→ **MATERIAL SHOWN**
* * * * *
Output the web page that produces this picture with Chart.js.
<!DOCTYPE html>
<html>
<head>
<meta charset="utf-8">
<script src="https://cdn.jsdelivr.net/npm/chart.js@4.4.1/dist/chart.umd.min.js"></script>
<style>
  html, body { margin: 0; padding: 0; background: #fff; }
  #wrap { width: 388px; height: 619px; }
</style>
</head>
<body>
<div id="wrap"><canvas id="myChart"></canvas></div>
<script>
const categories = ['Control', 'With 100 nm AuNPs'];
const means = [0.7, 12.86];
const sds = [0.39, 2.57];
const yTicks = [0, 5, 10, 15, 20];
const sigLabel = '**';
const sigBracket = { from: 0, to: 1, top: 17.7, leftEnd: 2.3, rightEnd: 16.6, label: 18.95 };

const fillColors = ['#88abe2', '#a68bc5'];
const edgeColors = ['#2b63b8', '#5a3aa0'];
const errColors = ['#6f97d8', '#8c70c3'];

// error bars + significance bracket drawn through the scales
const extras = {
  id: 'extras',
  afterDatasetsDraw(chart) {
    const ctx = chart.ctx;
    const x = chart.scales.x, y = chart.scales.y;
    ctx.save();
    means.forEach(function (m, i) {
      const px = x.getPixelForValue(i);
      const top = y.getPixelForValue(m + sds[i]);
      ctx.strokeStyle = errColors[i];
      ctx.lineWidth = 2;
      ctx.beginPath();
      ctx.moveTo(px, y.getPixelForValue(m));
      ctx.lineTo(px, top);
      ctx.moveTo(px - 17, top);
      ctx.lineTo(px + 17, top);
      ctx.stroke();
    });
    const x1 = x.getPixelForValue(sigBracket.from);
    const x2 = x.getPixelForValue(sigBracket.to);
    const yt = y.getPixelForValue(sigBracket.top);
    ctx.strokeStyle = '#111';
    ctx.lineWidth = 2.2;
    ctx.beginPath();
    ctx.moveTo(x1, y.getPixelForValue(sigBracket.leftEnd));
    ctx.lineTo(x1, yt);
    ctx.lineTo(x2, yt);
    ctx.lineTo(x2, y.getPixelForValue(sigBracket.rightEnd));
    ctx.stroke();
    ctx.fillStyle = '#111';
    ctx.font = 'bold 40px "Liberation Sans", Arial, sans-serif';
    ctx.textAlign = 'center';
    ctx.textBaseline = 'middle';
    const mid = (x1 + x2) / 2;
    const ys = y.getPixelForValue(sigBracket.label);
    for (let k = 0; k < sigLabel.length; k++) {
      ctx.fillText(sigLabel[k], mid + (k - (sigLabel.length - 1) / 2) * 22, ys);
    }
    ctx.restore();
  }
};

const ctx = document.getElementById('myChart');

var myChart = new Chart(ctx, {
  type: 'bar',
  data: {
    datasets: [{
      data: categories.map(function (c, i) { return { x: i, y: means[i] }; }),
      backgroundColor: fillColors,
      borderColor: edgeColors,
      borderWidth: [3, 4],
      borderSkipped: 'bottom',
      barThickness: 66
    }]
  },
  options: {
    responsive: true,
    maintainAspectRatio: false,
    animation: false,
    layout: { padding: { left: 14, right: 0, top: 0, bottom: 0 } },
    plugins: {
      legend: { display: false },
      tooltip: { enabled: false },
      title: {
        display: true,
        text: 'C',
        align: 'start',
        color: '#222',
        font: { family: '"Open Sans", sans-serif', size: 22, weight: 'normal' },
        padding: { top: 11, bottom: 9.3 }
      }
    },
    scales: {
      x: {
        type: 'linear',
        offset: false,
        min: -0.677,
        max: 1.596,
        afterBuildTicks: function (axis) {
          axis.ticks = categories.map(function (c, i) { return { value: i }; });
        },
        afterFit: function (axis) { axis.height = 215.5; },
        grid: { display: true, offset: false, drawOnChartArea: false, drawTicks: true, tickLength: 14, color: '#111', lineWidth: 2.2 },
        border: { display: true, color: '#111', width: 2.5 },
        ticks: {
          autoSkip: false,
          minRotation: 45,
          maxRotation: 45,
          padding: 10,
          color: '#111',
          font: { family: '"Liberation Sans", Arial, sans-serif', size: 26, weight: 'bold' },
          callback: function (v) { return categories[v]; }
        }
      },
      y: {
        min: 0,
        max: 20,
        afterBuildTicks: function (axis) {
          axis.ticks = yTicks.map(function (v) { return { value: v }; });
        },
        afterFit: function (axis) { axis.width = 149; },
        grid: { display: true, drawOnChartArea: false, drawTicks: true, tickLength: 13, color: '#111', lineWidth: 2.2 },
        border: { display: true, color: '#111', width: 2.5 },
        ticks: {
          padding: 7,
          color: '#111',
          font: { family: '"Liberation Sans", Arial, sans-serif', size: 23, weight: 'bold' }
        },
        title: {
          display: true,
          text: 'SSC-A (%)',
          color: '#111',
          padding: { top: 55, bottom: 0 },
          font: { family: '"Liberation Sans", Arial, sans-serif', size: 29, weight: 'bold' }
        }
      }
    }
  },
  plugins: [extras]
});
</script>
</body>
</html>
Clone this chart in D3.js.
* * * * *
→ **PROMPT**
Go through the material line by line. Show each line that contains the string "this".

→ **COMPLETED EXERCISE**
Output the web page that produces this picture with Chart.js.
Clone this chart in D3.js.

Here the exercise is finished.